Moving to the U.S., investors are watching for clues from the FOMC minutes and a series of Fed speeches later today. With the government shutdown stretching into its second week, many analysts believe the absence of key data will encourage policymakers to deliver another “insurance cut” at the October 29 meeting rather than risk policy overtightening. Market pricing reflects that conviction: Fed fund futures now imply a 95% probability of a 25bps cut this month.
For the week so far, Loonie leads gains, followed by Dollar and Aussie, while Yen, Kiwi, and Euro trail at the bottom. The Kiwi remains under pressure after the RBNZ’s dovish 50bps cut. Sterling and Swiss Franc trade quietly mid-pack.
In Europe, at the time of writing, FTSE is up 0.81%. DAX is up 0.58%. CAC is up 0.83%. UK 10-year yield is down 0.022 at 4.704. Germany 10-year yield is down -0.039 at 2.673. Earlier in Asia, Nikkei fell -0.45%. Hong Kong HSI fell -0.48%. China was still on holiday. Singapore Strait Times fell -0.36%. Japan 10-year JGB yield rose 0.023 to 1.704.
RBNZ delivers 50bps cut, signals readiness to ease further if needed
RBNZ delivered a larger 50 bps rate cut, lowering the Official Cash Rate (OCR) to 2.50% at today’s meeting. The central bank maintained its easing bias, saying it “remains open to further reductions in the OCR” to ensure inflation returns sustainably to 2% over the medium term.
Minutes of the meeting showed the Monetary Policy Committee debated between a 25bps and 50bps move, with the majority favoring a bolder step to mitigate downside risks to medium-term growth and inflation. The Committee judged that prolonged spare capacity warranted a “clear signal” to support consumption and investment, helping anchor expectations amid a slowing economy.

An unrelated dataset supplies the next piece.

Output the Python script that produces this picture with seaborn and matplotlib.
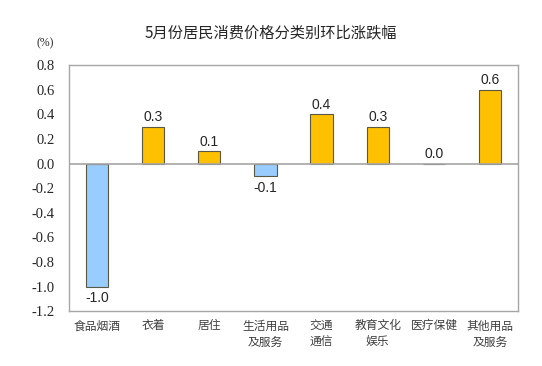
import pandas as pd
import seaborn as sns
import matplotlib.pyplot as plt

categories = ['食品烟酒', '衣着', '居住', '生活用品\n及服务', '交通\n通信', '教育文化\n娱乐', '医疗保健', '其他用品\n及服务']
values = [-1.0, 0.3, 0.1, -0.1, 0.4, 0.3, 0.0, 0.6]
yticks = [0.8, 0.6, 0.4, 0.2, 0.0, -0.2, -0.4, -0.6, -0.8, -1.0, -1.2]

df = pd.DataFrame({'cat': categories, 'val': values})
df['sign'] = ['neg' if v < 0 else 'pos' for v in values]

sns.set_style('white')
plt.rcParams['font.family'] = ['Noto Sans CJK SC', 'DejaVu Sans']
plt.rcParams['font.serif'] = ['Liberation Serif', 'DejaVu Serif']

fig = plt.figure(figsize=(5.42, 3.66), dpi=100)
ax = fig.add_axes([0.127, 0.150, 0.829, 0.672])
sns.barplot(data=df, x='cat', y='val', hue='sign', palette={'pos': '#FFC000', 'neg': '#99CCFF'},
            saturation=1, width=0.4, dodge=False, legend=False,
            edgecolor='#595943', linewidth=0.8, ax=ax)

ax.set_ylim(-1.2, 0.8)
ax.set_xlim(-0.5, len(categories) - 0.5)
ax.set_yticks(yticks)
ax.set_yticklabels([f'{t:.1f}' for t in yticks], fontfamily='serif', fontsize=10.5)
ax.set_xticks(range(len(categories)))
ax.set_xticklabels(categories, fontsize=8.5, color='#404040', linespacing=1.3)
ax.tick_params(axis='x', length=0, pad=6)
ax.tick_params(axis='y', length=0, pad=10)
ax.set_xlabel('')
ax.set_ylabel('')
ax.axhline(0, color='#a6a6a6', linewidth=1.2)
for s in ax.spines.values():
    s.set_color('#a6a6a6')
    s.set_linewidth(1.0)

for i, v in enumerate(values):
    if v < 0:
        ax.text(i, v - 0.04, f'{v:.1f}', ha='center', va='top', family='Liberation Sans', fontsize=10)
    else:
        ax.text(i, v + 0.02, f'{v:.1f}', ha='center', va='bottom', family='Liberation Sans', fontsize=10)

fig.text(0.5, 0.91, '5月份居民消费价格分类别环比涨跌幅', ha='center', va='center', fontsize=11)
fig.text(0.083, 0.883, '(%)', ha='center', va='center', fontfamily='serif', fontsize=8.5)

plt.savefig('out.png', dpi=100)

While the Q2 GDP contraction was “considerably larger than expected,” the RBNZ attributed much of the weakness to temporary seasonal factors. It expects the distortion to reverse later in the year and said it does not see the short-term softness as materially altering the broader policy outlook.
The central bank noted that it had only marginally revised down its assessment of spare capacity but acknowledged “some downside risk” to activity. Inflation is projected to converge toward the 2% midpoint in the first half of next year, supported by easing tradables inflation and gradually moderating domestic cost pressures.
USD/JPY Mid-Day Outlook
Daily Pivots: (S1) 150.72; (P) 151.39; (R1) 152.55; More…
Intraday bias in USD/JPY stays on the upside for the moment, and further rally should be seen to 100% projection of 142.66 to 150.90 from 145.47 at 153.71. Firm break there will pave the way to 161.8% projection at 158.80. On the downside, below 151.71 minor support will turn bias neutral and bring consolidations first, before staging another rise.
In the bigger picture, current development suggests that corrective pattern from 161.94 (2024 high) has completed with three waves at 139.87. Larger up trend from 102.58 (2021 low) could be ready to resume through 161.94 high. On the downside, break of 145.47 support will dampen this bullish view and extend the corrective pattern with another falling leg.